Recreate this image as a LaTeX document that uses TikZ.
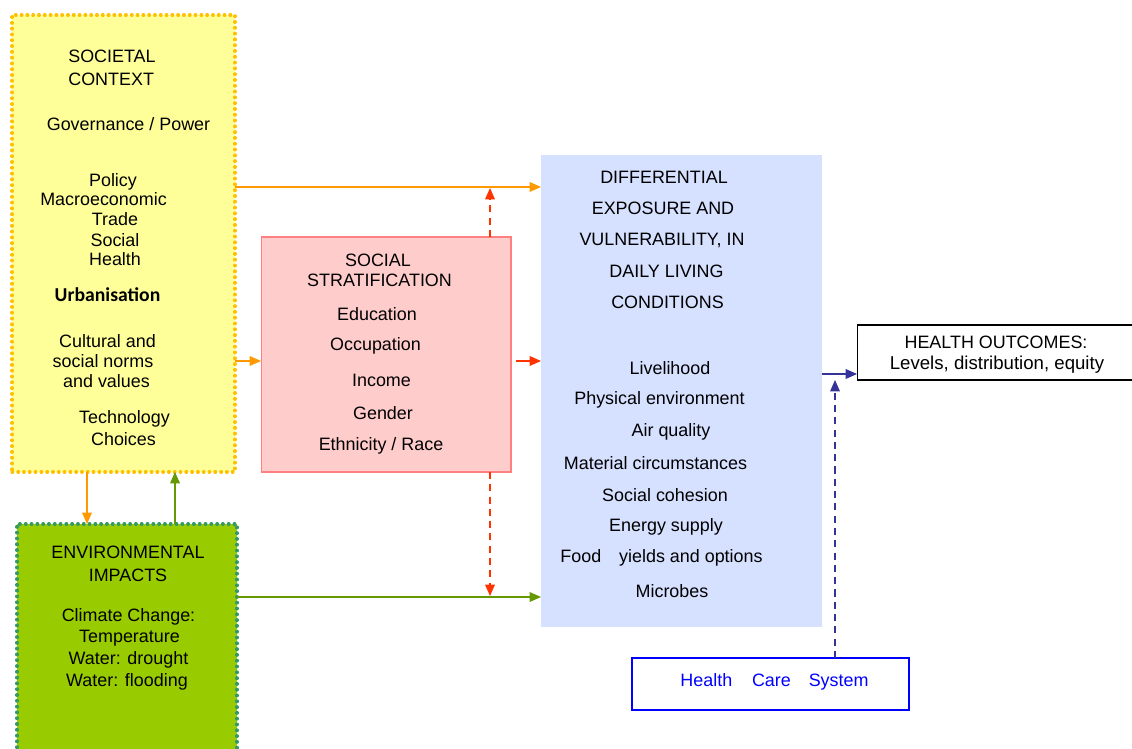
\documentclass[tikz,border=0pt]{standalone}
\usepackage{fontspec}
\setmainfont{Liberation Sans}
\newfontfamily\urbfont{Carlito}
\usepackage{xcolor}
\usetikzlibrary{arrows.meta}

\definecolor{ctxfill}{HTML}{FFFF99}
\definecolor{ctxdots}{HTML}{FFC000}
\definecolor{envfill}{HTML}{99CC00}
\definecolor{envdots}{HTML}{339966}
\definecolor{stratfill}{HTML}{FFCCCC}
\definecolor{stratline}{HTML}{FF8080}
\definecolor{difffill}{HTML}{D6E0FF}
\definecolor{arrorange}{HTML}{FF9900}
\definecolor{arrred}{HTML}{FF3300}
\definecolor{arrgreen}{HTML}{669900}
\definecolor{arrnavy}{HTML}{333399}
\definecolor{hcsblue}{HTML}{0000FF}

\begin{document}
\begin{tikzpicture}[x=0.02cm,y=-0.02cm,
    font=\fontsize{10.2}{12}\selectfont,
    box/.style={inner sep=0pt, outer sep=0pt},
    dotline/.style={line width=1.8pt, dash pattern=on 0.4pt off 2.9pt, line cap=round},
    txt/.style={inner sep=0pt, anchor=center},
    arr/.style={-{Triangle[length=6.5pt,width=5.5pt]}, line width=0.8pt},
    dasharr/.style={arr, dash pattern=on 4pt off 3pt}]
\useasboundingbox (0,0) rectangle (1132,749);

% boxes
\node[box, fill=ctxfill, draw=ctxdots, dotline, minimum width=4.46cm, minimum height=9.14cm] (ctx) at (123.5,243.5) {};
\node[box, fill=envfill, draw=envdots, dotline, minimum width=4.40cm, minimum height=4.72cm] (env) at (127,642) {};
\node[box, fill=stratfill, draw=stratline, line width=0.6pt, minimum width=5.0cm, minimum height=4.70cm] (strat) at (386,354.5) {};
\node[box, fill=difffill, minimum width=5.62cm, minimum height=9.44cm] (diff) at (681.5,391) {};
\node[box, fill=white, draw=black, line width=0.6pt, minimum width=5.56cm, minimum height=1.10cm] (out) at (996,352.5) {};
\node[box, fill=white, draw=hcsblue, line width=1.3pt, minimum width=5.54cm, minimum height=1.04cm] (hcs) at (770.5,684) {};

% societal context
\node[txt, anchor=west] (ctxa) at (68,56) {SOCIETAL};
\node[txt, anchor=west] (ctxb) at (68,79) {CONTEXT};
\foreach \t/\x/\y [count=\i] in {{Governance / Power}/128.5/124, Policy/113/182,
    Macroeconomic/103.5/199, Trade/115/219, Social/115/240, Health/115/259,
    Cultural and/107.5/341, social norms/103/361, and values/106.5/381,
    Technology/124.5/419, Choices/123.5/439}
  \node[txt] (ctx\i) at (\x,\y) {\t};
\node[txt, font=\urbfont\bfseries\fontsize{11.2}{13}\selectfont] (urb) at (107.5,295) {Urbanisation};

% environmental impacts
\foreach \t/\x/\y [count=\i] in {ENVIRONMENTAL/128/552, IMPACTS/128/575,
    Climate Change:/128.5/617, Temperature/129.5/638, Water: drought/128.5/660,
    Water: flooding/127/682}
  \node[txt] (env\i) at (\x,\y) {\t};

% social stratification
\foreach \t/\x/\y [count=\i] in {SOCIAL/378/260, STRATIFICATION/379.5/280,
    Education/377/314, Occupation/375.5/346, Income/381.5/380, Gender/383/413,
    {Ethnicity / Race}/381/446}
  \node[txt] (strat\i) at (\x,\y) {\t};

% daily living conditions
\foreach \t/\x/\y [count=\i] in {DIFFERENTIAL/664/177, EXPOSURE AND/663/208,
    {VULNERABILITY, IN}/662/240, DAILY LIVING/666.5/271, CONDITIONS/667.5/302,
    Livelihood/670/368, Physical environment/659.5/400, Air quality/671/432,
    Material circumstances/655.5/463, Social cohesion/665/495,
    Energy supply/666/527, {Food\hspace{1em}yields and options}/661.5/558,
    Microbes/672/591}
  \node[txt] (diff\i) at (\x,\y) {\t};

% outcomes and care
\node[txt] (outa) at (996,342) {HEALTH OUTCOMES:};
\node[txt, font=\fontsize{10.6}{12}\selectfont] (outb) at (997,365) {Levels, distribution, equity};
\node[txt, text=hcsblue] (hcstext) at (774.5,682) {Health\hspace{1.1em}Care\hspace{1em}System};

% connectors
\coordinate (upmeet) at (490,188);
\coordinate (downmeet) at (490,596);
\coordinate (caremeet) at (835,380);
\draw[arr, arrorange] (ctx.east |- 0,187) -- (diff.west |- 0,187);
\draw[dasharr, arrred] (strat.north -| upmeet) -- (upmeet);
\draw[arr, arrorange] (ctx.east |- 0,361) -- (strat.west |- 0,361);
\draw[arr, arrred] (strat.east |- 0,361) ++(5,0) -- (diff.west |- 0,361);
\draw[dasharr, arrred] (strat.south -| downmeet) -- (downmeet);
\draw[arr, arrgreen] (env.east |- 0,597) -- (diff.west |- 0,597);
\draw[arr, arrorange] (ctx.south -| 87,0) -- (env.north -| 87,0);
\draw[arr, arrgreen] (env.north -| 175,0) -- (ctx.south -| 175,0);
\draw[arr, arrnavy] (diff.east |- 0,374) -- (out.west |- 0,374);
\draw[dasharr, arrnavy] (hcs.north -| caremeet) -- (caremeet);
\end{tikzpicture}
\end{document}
================================
• WRITTEN TASK: Reproduce the listing above exactly, excluding all pictures.

• THE COMPLETED TASK:
Recreate this image as a LaTeX document that uses TikZ.
\documentclass[tikz,border=0pt]{standalone}
\usepackage{fontspec}
\setmainfont{Liberation Sans}
\newfontfamily\urbfont{Carlito}
\usepackage{xcolor}
\usetikzlibrary{arrows.meta}

\definecolor{ctxfill}{HTML}{FFFF99}
\definecolor{ctxdots}{HTML}{FFC000}
\definecolor{envfill}{HTML}{99CC00}
\definecolor{envdots}{HTML}{339966}
\definecolor{stratfill}{HTML}{FFCCCC}
\definecolor{stratline}{HTML}{FF8080}
\definecolor{difffill}{HTML}{D6E0FF}
\definecolor{arrorange}{HTML}{FF9900}
\definecolor{arrred}{HTML}{FF3300}
\definecolor{arrgreen}{HTML}{669900}
\definecolor{arrnavy}{HTML}{333399}
\definecolor{hcsblue}{HTML}{0000FF}

\begin{document}
\begin{tikzpicture}[x=0.02cm,y=-0.02cm,
    font=\fontsize{10.2}{12}\selectfont,
    box/.style={inner sep=0pt, outer sep=0pt},
    dotline/.style={line width=1.8pt, dash pattern=on 0.4pt off 2.9pt, line cap=round},
    txt/.style={inner sep=0pt, anchor=center},
    arr/.style={-{Triangle[length=6.5pt,width=5.5pt]}, line width=0.8pt},
    dasharr/.style={arr, dash pattern=on 4pt off 3pt}]
\useasboundingbox (0,0) rectangle (1132,749);

% boxes
\node[box, fill=ctxfill, draw=ctxdots, dotline, minimum width=4.46cm, minimum height=9.14cm] (ctx) at (123.5,243.5) {};
\node[box, fill=envfill, draw=envdots, dotline, minimum width=4.40cm, minimum height=4.72cm] (env) at (127,642) {};
\node[box, fill=stratfill, draw=stratline, line width=0.6pt, minimum width=5.0cm, minimum height=4.70cm] (strat) at (386,354.5) {};
\node[box, fill=difffill, minimum width=5.62cm, minimum height=9.44cm] (diff) at (681.5,391) {};
\node[box, fill=white, draw=black, line width=0.6pt, minimum width=5.56cm, minimum height=1.10cm] (out) at (996,352.5) {};
\node[box, fill=white, draw=hcsblue, line width=1.3pt, minimum width=5.54cm, minimum height=1.04cm] (hcs) at (770.5,684) {};

% societal context
\node[txt, anchor=west] (ctxa) at (68,56) {SOCIETAL};
\node[txt, anchor=west] (ctxb) at (68,79) {CONTEXT};
\foreach \t/\x/\y [count=\i] in {{Governance / Power}/128.5/124, Policy/113/182,
    Macroeconomic/103.5/199, Trade/115/219, Social/115/240, Health/115/259,
    Cultural and/107.5/341, social norms/103/361, and values/106.5/381,
    Technology/124.5/419, Choices/123.5/439}
  \node[txt] (ctx\i) at (\x,\y) {\t};
\node[txt, font=\urbfont\bfseries\fontsize{11.2}{13}\selectfont] (urb) at (107.5,295) {Urbanisation};

% environmental impacts
\foreach \t/\x/\y [count=\i] in {ENVIRONMENTAL/128/552, IMPACTS/128/575,
    Climate Change:/128.5/617, Temperature/129.5/638, Water: drought/128.5/660,
    Water: flooding/127/682}
  \node[txt] (env\i) at (\x,\y) {\t};

% social stratification
\foreach \t/\x/\y [count=\i] in {SOCIAL/378/260, STRATIFICATION/379.5/280,
    Education/377/314, Occupation/375.5/346, Income/381.5/380, Gender/383/413,
    {Ethnicity / Race}/381/446}
  \node[txt] (strat\i) at (\x,\y) {\t};

% daily living conditions
\foreach \t/\x/\y [count=\i] in {DIFFERENTIAL/664/177, EXPOSURE AND/663/208,
    {VULNERABILITY, IN}/662/240, DAILY LIVING/666.5/271, CONDITIONS/667.5/302,
    Livelihood/670/368, Physical environment/659.5/400, Air quality/671/432,
    Material circumstances/655.5/463, Social cohesion/665/495,
    Energy supply/666/527, {Food\hspace{1em}yields and options}/661.5/558,
    Microbes/672/591}
  \node[txt] (diff\i) at (\x,\y) {\t};

% outcomes and care
\node[txt] (outa) at (996,342) {HEALTH OUTCOMES:};
\node[txt, font=\fontsize{10.6}{12}\selectfont] (outb) at (997,365) {Levels, distribution, equity};
\node[txt, text=hcsblue] (hcstext) at (774.5,682) {Health\hspace{1.1em}Care\hspace{1em}System};

% connectors
\coordinate (upmeet) at (490,188);
\coordinate (downmeet) at (490,596);
\coordinate (caremeet) at (835,380);
\draw[arr, arrorange] (ctx.east |- 0,187) -- (diff.west |- 0,187);
\draw[dasharr, arrred] (strat.north -| upmeet) -- (upmeet);
\draw[arr, arrorange] (ctx.east |- 0,361) -- (strat.west |- 0,361);
\draw[arr, arrred] (strat.east |- 0,361) ++(5,0) -- (diff.west |- 0,361);
\draw[dasharr, arrred] (strat.south -| downmeet) -- (downmeet);
\draw[arr, arrgreen] (env.east |- 0,597) -- (diff.west |- 0,597);
\draw[arr, arrorange] (ctx.south -| 87,0) -- (env.north -| 87,0);
\draw[arr, arrgreen] (env.north -| 175,0) -- (ctx.south -| 175,0);
\draw[arr, arrnavy] (diff.east |- 0,374) -- (out.west |- 0,374);
\draw[dasharr, arrnavy] (hcs.north -| caremeet) -- (caremeet);
\end{tikzpicture}
\end{document}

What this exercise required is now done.